In an effort to provide a legal path to permanent residency for Venezuelans in the United States, a bill called the “Venezuelan Adjustment Act” has been introduced. The bill was introduced by Florida Democratic Representative Darren Soto, along with Debbie Wasserman Schultz, Frederica Wilson, and Republican Maria Elvira Salazar.
What is the Venezuelan Adjustment Act?
The Venezuelan Adjustment Act proposes to provide a pathway to lawful permanent residency for Venezuelans in the United States. This law would be similar in certain respects to the Cuban Adjustment Act, in effect since 1996, which allows Cubans residing in the United States who meet certain eligibility requirements to apply to become lawful permanent residents.
Who is eligible?
This law could benefit many Venezuelan nationals who have been living in the United States for years, provided they are eligible under the provisions of this bill. Eligible persons are:
* Venezuelans who apply for adjustment no later than 3 years after the date of enactment of the law.
* Venezuelans eligible to receive an immigrant visa.
* Venezuelans admissible to the United States for permanent residence or eligible for a waiver of inadmissibility or other form of immigration relief.

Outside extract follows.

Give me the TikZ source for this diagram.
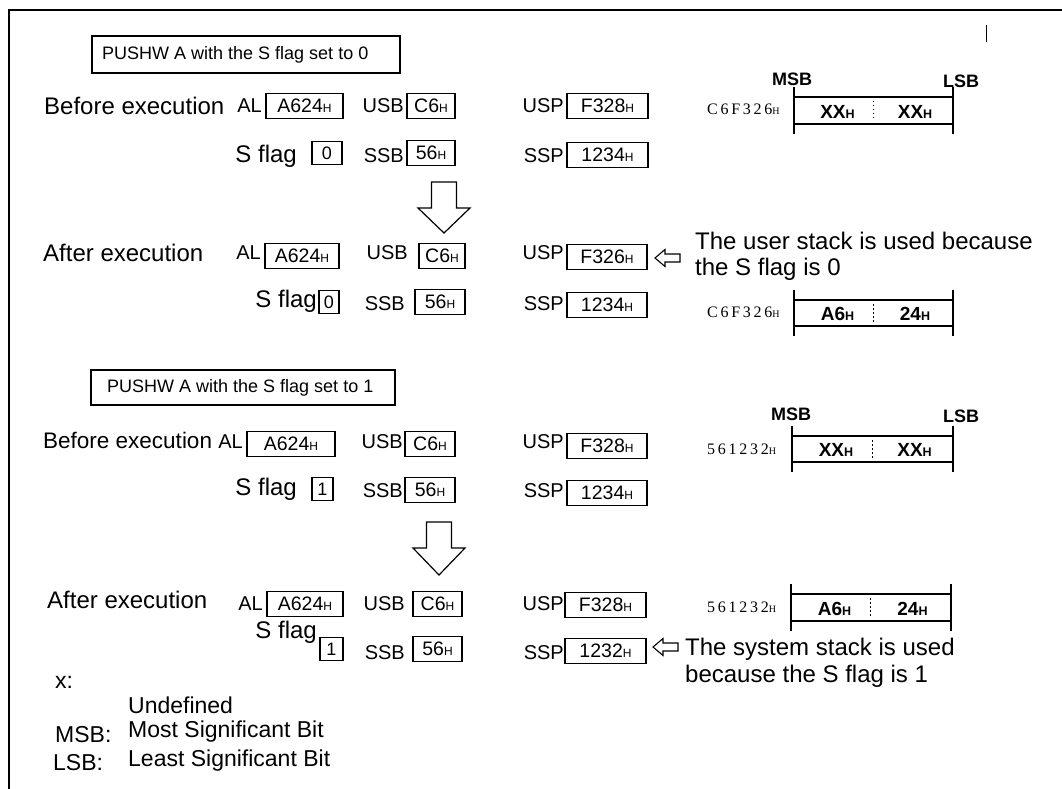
\documentclass[tikz,border=0pt]{standalone}
\usepackage{fontspec}
\setmainfont{Liberation Sans}
\newfontfamily\addrfont[LetterSpace=17]{Liberation Serif}
\newcommand{\hh}{{\fontsize{12}{12}\selectfont H}}
\newcommand{\mh}{{\fontsize{12.5}{12.5}\selectfont H}}
\newcommand{\ahh}{{\fontsize{10}{10}\selectfont H}}
\tikzset{
  big/.style={font=\fontsize{24}{28}\selectfont, inner sep=0pt, anchor=base west},
  reglbl/.style={font=\fontsize{20}{24}\selectfont, inner sep=0pt, anchor=base east},
  regbox/.style={draw, line width=1.6pt, inner sep=0pt, minimum height=25pt, font=\fontsize{19.5}{22}\selectfont},
  flagbox/.style={draw, line width=1.6pt, inner sep=0pt, minimum height=23pt, font=\fontsize{18}{22}\selectfont},
  titlebox/.style={draw, line width=1.5pt, inner sep=0pt},
  titletext/.style={font=\fontsize{18}{21}\selectfont, inner sep=0pt, anchor=west},
  addr/.style={font=\addrfont\fontsize{16}{18}\selectfont, inner sep=0pt, anchor=base west},
  bitlbl/.style={font=\bfseries\fontsize{18}{22}\selectfont, inner sep=0pt, anchor=base},
  memtxt/.style={font=\bfseries\fontsize{19}{22}\selectfont, inner sep=0pt},
  memv/.style={line width=1.8pt},
  memh/.style={line width=1.2pt},
  memdiv/.style={line width=1pt, dash pattern=on 1.5pt off 2.5pt},
  bigarrow/.style={draw, line width=1.2pt, fill=white, line join=miter},
  hollow/.style={draw, line width=1.1pt, fill=white},
  note/.style={font=\fontsize{24}{28}\selectfont, inner sep=0pt, anchor=base west},
  legend/.style={font=\fontsize{23}{27}\selectfont, inner sep=0pt, anchor=base west},
}
% memory cell: #1 name, #2 xl, #3 xdiv, #4 xr, #5 ytop, #6 ybot, #7 left text, #8 right text
\newcommand{\memcell}[8]{%
  \coordinate (#1-nw) at (#2,#5);
  \coordinate (#1-se) at (#4,#6);
  \draw[memv] (#2,#5-10) -- (#2,#6+10);
  \draw[memv] (#4,#5-10) -- (#4,#6+10);
  \draw[memh] (#2,#5) -- (#4,#5) (#2,#6) -- (#4,#6);
  \draw[memdiv] (#3,#5+4) -- (#3,#6-4);
  \node[memtxt] (#1-l) at ({(#2+#3)/2+4},{(#5+#6)/2+1}) {#7};
  \node[memtxt] (#1-r) at ({(#3+#4)/2+2},{(#5+#6)/2+1}) {#8};
}
% hollow left arrow: #1 tip x, #2 tail x, #3 y
\newcommand{\hollowarrow}[3]{%
  \draw[hollow] (#1,#3) -- (#1+10,#3-8.5) -- (#1+10,#3-4) -- (#2,#3-4) -- (#2,#3+4) -- (#1+10,#3+4) -- (#1+10,#3+8.5) -- cycle;
}
% big down arrow: #1 centre x, #2 top, #3 head base, #4 tip
\newcommand{\bigdown}[4]{%
  \draw[bigarrow] (#1-12.5,#2) -- (#1+12.5,#2) -- (#1+12.5,#3) -- (#1+26,#3) -- (#1,#4) -- (#1-26,#3) -- (#1-12.5,#3) -- cycle;
}
\begin{document}
\begin{tikzpicture}[x=1pt,y=-1pt]
\useasboundingbox (0,0) rectangle (1062,789);
% frame
\draw[line width=2.5pt] (9,789) -- (9,10) -- (1062,10);
\draw[line width=1pt] (986,25) -- (986,42);

% ---------- Part 1 ----------
\node[titlebox, minimum width=308pt, minimum height=37pt] (t1) at (246,54.5) {};
\node[titletext] (t1t) at (102,55) {PUSHW A with the S flag set to 0};

% row 1
\node[big] (be1) at (44,115) {Before execution};
\node[reglbl] (al1l) at (262,113) {AL};
\node[regbox, minimum width=77pt] (al1) at (304.5,106) {A624\hh};
\node[reglbl] (usb1l) at (404,113) {USB};
\node[regbox, minimum width=48pt] (usb1) at (431,106) {C6\hh};
\node[reglbl] (usp1l) at (564,113) {USP};
\node[regbox, minimum width=81pt] (usp1) at (607.5,106) {F328\hh};
\node[addr] (ad1) at (707,115) {C6F326\ahh};
\memcell{m1}{794}{873}{953}{97}{124}{XX\mh}{XX\mh}
\node[bitlbl] (msb1) at (792,86) {MSB};
\node[bitlbl] (lsb1) at (961,88) {LSB};

% row 2
\node[big, anchor=base east] (sf2) at (297,162) {S flag};
\node[flagbox, minimum width=30pt] (f2) at (327,153) {0};
\node[reglbl] (ssb2l) at (404,162) {SSB};
\node[regbox, minimum width=48pt] (ssb2) at (431,153) {56\hh};
\node[reglbl] (ssp2l) at (564,162) {SSP};
\node[regbox, minimum width=81pt] (ssp2) at (607.5,155) {1234\hh};

\bigdown{444}{182}{208}{233}

% row 3
\node[big] (ae3) at (43,261) {After execution};
\node[reglbl] (al3l) at (261,259) {AL};
\node[regbox, minimum width=74pt] (al3) at (302,256) {A624\hh};
\node[reglbl] (usb3l) at (408,259) {USB};
\node[regbox, minimum width=46pt] (usb3) at (442,256) {C6\hh};
\node[reglbl] (usp3l) at (564,259) {USP};
\node[regbox, minimum width=80pt] (usp3) at (607,257) {F326\hh};
\hollowarrow{655}{680}{258}
\node[note] (n3a) at (695,249) {The user stack is used because};
\node[note] (n3b) at (695,275) {the S flag is 0};

% row 4
\node[big, anchor=base east] (sf4) at (317,307) {S flag};
\node[flagbox, minimum width=20pt] (f4) at (329,302) {0};
\node[reglbl] (ssb4l) at (405,310) {SSB};
\node[regbox, minimum width=50pt] (ssb4) at (440,302) {56\hh};
\node[reglbl] (ssp4l) at (564,310) {SSP};
\node[regbox, minimum width=80pt] (ssp4) at (607,305) {1234\hh};
\node[addr] (ad4) at (707,317) {C6F326\ahh};
\memcell{m2}{794}{873}{953}{300}{326}{A6\mh}{24\mh}

% ---------- Part 2 ----------
\node[titlebox, minimum width=304pt, minimum height=35pt] (t2) at (243,387.5) {};
\node[titletext] (t2t) at (107,388) {PUSHW A with the S flag set to 1};

% row 5
\node[big, font=\fontsize{22.5}{27}\selectfont] (be5) at (43,448) {Before execution};
\node[reglbl] (al5l) at (243,448) {AL};
\node[regbox, minimum width=88pt] (al5) at (291,444) {A624\hh};
\node[reglbl] (usb5l) at (403,448) {USB};
\node[regbox, minimum width=50pt] (usb5) at (430,444) {C6\hh};
\node[reglbl] (usp5l) at (564,448) {USP};
\node[regbox, minimum width=80pt] (usp5) at (607,446) {F328\hh};
\node[addr] (ad5) at (707,454) {561232\ahh};
\memcell{m3}{792}{872}{953}{436}{462}{XX\mh}{XX\mh}
\node[bitlbl] (msb5) at (791,420) {MSB};
\node[bitlbl] (lsb5) at (961,422) {LSB};

% row 6
\node[big, anchor=base east] (sf6) at (297,495) {S flag};
\node[flagbox, minimum width=21pt] (f6) at (322.5,489) {1};
\node[reglbl] (ssb6l) at (403,497) {SSB};
\node[regbox, minimum width=50pt] (ssb6) at (430,490) {56\hh};
\node[reglbl] (ssp6l) at (564,497) {SSP};
\node[regbox, minimum width=80pt] (ssp6) at (607,493) {1234\hh};

\bigdown{439}{522}{548}{575}

% row 7
\node[big] (ae7) at (47,608) {After execution};
\node[reglbl] (al7l) at (263,610) {AL};
\node[regbox, minimum width=76pt] (al7) at (305,604) {A624\hh};
\node[reglbl] (usb7l) at (405,610) {USB};
\node[regbox, minimum width=49pt] (usb7) at (437.5,604) {C6\hh};
\node[reglbl] (usp7l) at (564,610) {USP};
\node[regbox, minimum width=81pt] (usp7) at (605.5,605) {F328\hh};
\node[addr] (ad7) at (707,612) {561232\ahh};
\memcell{m4}{791}{870}{951}{594}{621}{A6\mh}{24\mh}

% row 8
\node[big, anchor=base east] (sf8) at (317,638) {S flag};
\node[flagbox, minimum width=23pt] (f8) at (331.5,649) {1};
\node[reglbl] (ssb8l) at (405,659) {SSB};
\node[regbox, minimum width=49pt] (ssb8) at (437.5,649) {56\hh};
\node[reglbl] (ssp8l) at (564,659) {SSP};
\node[regbox, minimum width=81pt] (ssp8) at (605.5,651) {1232\hh};
\hollowarrow{653}{678}{647}
\node[note] (n8a) at (685,655) {The system stack is used};
\node[note] (n8b) at (685,682) {because the S flag is 1};

% legend
\node[legend] (lx) at (55,688) {x:};
\node[legend] (lu) at (128,713) {Undefined};
\node[legend] (lm) at (55,742) {MSB:};
\node[legend] (lmt) at (128,737) {Most Significant Bit};
\node[legend] (ll) at (53,770) {LSB:};
\node[legend] (llt) at (128,766) {Least Significant Bit};
\end{tikzpicture}
\end{document}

Even those who have been subject to an order of exclusion, deportation, removal, or voluntary departure under any provision of the Immigration and Nationality Act may file an application for adjustment of status.
Who is not eligible?
However, there are some exclusions. Individuals will not be eligible for adjustment of status if it is determined that the alien:
* Has been convicted of any aggravated felony.
* Has been convicted of two or more crimes involving moral turpitude (other than a purely political offense).
* Has ordered, incited, assisted or otherwise participated in the persecution of any person on account of race, religion, nationality, membership in a social group or political opinion.
Benefits and Support
Beyond providing permanent legal status, the Venezuelan Adjustment Act is designed to offer permanent inclusion, insertion and social integration to Venezuelans in the United States. Congresswoman Maria Elvira Salazar has expressed her support for the law, stating that it would allow Venezuelans to continue to make significant contributions to their communities, the state of Florida and the country.
Rep. Soto stated that Venezuelans living in the United States need a path to permanent legal status for greater stability. This bipartisan bill adds to the efforts of President Joe Biden and Department of Homeland Security Secretary Alejandro Mayorkas to provide Temporary Protected Status and a new parole program to Venezuelan refugees in Florida and across the country.
What is the current status of the bill?
So far, the bill has been introduced and is in the process of being reviewed. It is not yet known when it might be voted on or if it will eventually be approved. However, its presentation represents an important step in the search for solutions to the situation of Venezuelans in the United States.
Therefore, the Venezuelan Adjustment Act could be a hope for Venezuelans in the United States seeking a path to legal permanent residency. However, it is still necessary to wait and see how the proposal evolves in Congress.